There's also the question of origin. Someone who grew up in poverty, an unstable home, without models of lawful behavior — they broke a rule inside a system that never offered them the tools to follow it. That's worth weighing. Someone who grew up in comfort, understood exactly what was legal and illegal, and chose harm anyway — that's a different moral calculus entirely. Not because one deserves sympathy and the other doesn't. But because the predictive weight of the behavior is different.

The uncomfortable conclusion: most people won't do this analysis. They'll see the label and stop there. Which means the people most capable of clear-eyed judgment are also the ones most able to exploit the shortcut everyone else takes.

04
Law Fraud Litigation Strategy

Nobody Wakes Up
and Decides to Steal Seven Million Dollars.

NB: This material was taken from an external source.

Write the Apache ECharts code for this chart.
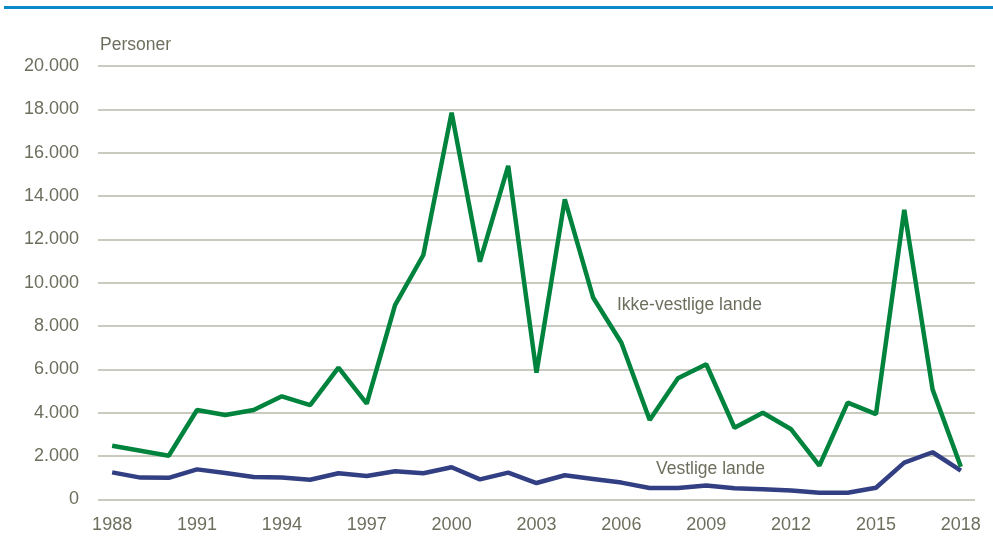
<!DOCTYPE html>
<html>
<head>
<meta charset="utf-8">
<script src="https://cdn.jsdelivr.net/npm/echarts@6/dist/echarts.min.js"></script>
<style>
  html, body { margin: 0; padding: 0; background: #fff; }
  #chart { width: 993px; height: 537px; }
</style>
</head>
<body>
<div id="chart"></div>
<script>
// år 1988-2018
var years = ['1988','1989','1990','1991','1992','1993','1994','1995','1996','1997',
    '1998','1999','2000','2001','2002','2003','2004','2005','2006','2007',
    '2008','2009','2010','2011','2012','2013','2014','2015','2016','2017','2018'];
var ikkeVestlige = [2480, 2250, 2020, 4130, 3900, 4130, 4760, 4350, 6080, 4420,
    8970, 11280, 17850, 10970, 15390, 5850, 13850, 9320, 7230, 3670,
    5590, 6240, 3310, 4000, 3240, 1560, 4470, 3940, 13360, 5080, 1510];
var vestlige = [1250, 1010, 1000, 1390, 1220, 1040, 1020, 910, 1210, 1080,
    1300, 1210, 1490, 930, 1240, 760, 1120, 950, 780, 530,
    530, 650, 520, 470, 420, 310, 310, 540, 1700, 2180, 1330];
var yTicks = [0, 2000, 4000, 6000, 8000, 10000, 12000, 14000, 16000, 18000, 20000];

var font = '"Liberation Sans", Arial, sans-serif';
var txtColor = '#6e6e5e';

var chart = echarts.init(document.getElementById('chart'));
chart.setOption({
    animation: false,
    textStyle: { fontFamily: font },
    grid: { left: 98, right: 18, top: 66, bottom: 37.5 },
    graphic: [
        { type: 'rect', shape: { x: 4, y: 6, width: 989, height: 3 }, style: { fill: '#0a88c8' } },
        { type: 'text', left: 100, top: 36, style: { text: 'Personer', fill: txtColor, font: '17.5px ' + font } },
        { type: 'text', left: 617, top: 296, style: { text: 'Ikke-vestlige lande', fill: txtColor, font: '17.5px ' + font } },
        { type: 'text', left: 656, top: 460, style: { text: 'Vestlige lande', fill: txtColor, font: '17.5px ' + font } }
    ],
    xAxis: {
        type: 'category',
        data: years,
        boundaryGap: true,
        axisLine: { show: false },
        axisTick: { show: false },
        axisLabel: {
            interval: 2,
            color: txtColor,
            fontSize: 18,
            fontFamily: font,
            margin: 17
        }
    },
    yAxis: {
        type: 'value',
        min: yTicks[0],
        max: yTicks[yTicks.length - 1],
        interval: 2000,
        axisLine: { show: false },
        axisTick: { show: false },
        splitLine: { lineStyle: { color: '#b9b9aa', width: 1.5 } },
        axisLabel: {
            color: txtColor,
            fontSize: 18,
            fontFamily: font,
            margin: 19,
            formatter: function (v) {
                return String(v).replace(/\B(?=(\d{3})+(?!\d))/g, '.');
            }
        }
    },
    series: [
        {
            name: 'Ikke-vestlige lande',
            type: 'line',
            data: ikkeVestlige,
            symbol: 'none',
            lineStyle: { color: '#00843d', width: 4.5 },
            z: 3
        },
        {
            name: 'Vestlige lande',
            type: 'line',
            data: vestlige,
            symbol: 'none',
            lineStyle: { color: '#323f82', width: 4.5 },
            z: 2
        }
    ]
});
</script>
</body>
</html>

Scale implies sophistication. Sophistication implies experience. Experience implies repetition. That's the chain — and it's not accusation, it's inference. Courts are comfortable with inference when the underlying logic holds.

The argument isn't "they're bad people." That's rhetoric. The argument is: conduct of this magnitude requires planning, familiarity with the underlying systems, and a level of coordination that develops over time. These are not characteristics of isolated misconduct. They are indicators of practiced behavior.

Court-Ready Framing
"The scale and execution of the conduct at issue strongly suggest that it was not the product of a single, isolated decision. Acts of this magnitude typically require planning, familiarity with the underlying systems, and coordination that develops over time."

The phrasing matters because it's not provable that this was the first time. But it is provable that the nature of the act is inconsistent with it being the first time. That's a logical bridge courts will cross.

There's also the knowledge asymmetry. When a scheme relies on technical complexity that most people can't evaluate — construction science, claims adjusting, remediation standards — the informational gap isn't incidental. It's the mechanism. The scheme doesn't work without it. That's intent to exploit, not incidental advantage.

What lives in the project notes isn't an accusation. It's a sequence. Statements made at specific times, to specific parties, triggering specific actions. When read in order, they describe a process — not a mistake.